_Available data_.
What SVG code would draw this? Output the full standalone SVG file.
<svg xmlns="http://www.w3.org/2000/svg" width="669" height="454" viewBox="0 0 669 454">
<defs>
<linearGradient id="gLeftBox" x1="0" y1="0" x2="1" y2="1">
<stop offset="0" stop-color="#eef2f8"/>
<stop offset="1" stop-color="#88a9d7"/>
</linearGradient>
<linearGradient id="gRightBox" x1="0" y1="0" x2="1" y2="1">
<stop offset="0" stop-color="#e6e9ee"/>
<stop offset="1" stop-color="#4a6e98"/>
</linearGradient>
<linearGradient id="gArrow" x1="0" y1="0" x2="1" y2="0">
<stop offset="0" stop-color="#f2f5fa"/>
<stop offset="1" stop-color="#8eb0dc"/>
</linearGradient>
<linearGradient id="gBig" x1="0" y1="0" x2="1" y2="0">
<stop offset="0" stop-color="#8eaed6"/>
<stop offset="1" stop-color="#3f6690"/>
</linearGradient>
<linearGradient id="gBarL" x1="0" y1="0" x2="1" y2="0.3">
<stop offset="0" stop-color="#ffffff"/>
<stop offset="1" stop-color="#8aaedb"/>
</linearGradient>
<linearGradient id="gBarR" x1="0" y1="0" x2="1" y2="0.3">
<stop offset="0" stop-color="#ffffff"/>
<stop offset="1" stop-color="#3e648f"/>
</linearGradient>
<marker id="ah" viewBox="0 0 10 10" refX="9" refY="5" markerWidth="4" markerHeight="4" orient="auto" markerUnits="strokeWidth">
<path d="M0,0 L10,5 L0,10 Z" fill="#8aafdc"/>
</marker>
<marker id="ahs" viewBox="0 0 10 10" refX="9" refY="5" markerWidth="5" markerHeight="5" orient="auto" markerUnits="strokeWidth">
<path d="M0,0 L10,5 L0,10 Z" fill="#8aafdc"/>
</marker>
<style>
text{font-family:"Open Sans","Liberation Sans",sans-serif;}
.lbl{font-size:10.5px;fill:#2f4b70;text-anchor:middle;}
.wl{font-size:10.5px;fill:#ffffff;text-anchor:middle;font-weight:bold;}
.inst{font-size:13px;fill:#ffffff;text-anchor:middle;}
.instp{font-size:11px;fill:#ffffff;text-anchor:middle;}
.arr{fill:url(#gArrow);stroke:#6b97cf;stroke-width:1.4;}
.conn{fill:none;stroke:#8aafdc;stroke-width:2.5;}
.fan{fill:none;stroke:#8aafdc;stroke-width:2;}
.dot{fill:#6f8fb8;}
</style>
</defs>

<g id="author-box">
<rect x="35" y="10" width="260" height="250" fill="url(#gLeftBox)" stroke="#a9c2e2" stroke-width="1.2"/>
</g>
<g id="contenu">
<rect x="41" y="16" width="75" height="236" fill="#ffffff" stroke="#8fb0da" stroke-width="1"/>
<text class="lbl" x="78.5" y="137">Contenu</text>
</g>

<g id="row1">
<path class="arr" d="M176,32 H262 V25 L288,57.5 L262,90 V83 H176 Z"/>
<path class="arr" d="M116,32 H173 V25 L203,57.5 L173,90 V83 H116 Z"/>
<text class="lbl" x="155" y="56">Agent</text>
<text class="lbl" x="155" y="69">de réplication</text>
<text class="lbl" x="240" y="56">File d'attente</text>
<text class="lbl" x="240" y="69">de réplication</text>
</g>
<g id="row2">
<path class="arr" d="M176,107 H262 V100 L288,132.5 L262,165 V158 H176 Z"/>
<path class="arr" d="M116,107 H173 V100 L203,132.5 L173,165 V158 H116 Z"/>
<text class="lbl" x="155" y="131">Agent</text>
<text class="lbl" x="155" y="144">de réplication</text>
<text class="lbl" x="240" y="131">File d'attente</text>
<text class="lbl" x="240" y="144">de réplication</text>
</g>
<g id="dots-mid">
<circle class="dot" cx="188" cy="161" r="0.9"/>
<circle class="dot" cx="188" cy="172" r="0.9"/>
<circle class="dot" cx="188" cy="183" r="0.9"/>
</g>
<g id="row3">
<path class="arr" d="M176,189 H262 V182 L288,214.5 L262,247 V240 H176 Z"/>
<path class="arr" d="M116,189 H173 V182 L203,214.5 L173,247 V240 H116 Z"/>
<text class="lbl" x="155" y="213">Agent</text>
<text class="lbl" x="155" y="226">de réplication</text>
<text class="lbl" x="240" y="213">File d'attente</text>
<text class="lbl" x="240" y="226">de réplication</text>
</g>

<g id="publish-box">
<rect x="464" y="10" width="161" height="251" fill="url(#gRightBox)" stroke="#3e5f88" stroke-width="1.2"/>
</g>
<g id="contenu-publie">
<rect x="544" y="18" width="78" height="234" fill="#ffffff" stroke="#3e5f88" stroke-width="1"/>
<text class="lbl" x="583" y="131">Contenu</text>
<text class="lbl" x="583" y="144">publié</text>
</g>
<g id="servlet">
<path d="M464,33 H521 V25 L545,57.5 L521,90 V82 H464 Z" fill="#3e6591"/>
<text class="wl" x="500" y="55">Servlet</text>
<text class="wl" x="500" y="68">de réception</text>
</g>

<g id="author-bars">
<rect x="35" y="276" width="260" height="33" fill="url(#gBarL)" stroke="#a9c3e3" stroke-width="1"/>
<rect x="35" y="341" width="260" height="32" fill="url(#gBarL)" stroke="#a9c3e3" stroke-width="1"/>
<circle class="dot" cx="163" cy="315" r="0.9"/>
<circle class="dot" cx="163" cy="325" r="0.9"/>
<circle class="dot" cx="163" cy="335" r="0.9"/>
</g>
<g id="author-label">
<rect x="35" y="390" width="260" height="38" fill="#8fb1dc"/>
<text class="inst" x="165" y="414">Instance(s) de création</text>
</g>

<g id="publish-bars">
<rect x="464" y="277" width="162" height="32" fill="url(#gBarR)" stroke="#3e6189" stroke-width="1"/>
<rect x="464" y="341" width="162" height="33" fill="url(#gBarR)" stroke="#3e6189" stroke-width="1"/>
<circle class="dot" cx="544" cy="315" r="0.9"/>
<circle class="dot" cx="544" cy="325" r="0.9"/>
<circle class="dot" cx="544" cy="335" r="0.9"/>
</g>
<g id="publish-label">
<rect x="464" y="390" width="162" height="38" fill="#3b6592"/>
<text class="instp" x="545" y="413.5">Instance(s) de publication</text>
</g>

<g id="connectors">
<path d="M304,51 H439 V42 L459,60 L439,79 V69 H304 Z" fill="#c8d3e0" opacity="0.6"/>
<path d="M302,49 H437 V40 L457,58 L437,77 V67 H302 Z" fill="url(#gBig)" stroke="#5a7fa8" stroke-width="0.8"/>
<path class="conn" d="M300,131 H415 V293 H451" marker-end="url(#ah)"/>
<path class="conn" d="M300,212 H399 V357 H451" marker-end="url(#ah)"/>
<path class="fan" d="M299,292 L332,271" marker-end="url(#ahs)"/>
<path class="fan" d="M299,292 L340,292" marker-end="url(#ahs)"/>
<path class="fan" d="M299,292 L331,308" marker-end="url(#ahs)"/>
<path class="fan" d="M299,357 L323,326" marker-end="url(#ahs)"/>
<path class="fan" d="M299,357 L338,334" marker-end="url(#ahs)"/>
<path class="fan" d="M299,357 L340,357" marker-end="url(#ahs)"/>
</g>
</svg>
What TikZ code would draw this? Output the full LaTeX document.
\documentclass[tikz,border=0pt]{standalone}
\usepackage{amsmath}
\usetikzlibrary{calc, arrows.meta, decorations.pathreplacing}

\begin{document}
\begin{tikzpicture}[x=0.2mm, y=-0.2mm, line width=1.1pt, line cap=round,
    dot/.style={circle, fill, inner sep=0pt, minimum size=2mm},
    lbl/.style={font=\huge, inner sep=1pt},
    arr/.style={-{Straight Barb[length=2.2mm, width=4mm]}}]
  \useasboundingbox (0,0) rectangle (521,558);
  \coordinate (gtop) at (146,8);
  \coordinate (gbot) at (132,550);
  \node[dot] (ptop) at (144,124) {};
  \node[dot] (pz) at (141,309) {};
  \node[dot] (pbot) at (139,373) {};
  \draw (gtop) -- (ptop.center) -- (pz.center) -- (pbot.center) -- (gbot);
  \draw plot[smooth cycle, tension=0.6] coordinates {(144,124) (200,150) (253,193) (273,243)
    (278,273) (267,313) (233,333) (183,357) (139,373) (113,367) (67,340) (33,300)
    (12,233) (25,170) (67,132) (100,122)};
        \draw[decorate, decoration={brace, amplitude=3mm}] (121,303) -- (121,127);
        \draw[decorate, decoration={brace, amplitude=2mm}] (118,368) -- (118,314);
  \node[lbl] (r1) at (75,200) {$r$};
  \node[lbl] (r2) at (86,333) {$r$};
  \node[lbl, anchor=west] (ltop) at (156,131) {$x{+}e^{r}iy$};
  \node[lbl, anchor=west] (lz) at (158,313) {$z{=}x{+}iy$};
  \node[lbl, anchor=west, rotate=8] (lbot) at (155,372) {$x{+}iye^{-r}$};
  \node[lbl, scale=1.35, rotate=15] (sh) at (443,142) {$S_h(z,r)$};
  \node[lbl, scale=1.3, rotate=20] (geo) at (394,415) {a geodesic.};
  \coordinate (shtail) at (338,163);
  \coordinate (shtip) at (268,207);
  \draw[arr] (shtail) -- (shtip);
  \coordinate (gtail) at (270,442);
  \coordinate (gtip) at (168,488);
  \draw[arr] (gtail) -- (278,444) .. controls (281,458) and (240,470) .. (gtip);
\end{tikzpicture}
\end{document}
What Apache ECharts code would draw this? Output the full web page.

_What is required_. Look through the material and say how many lines hold "Output". Give the number only.

_Finished task_. 3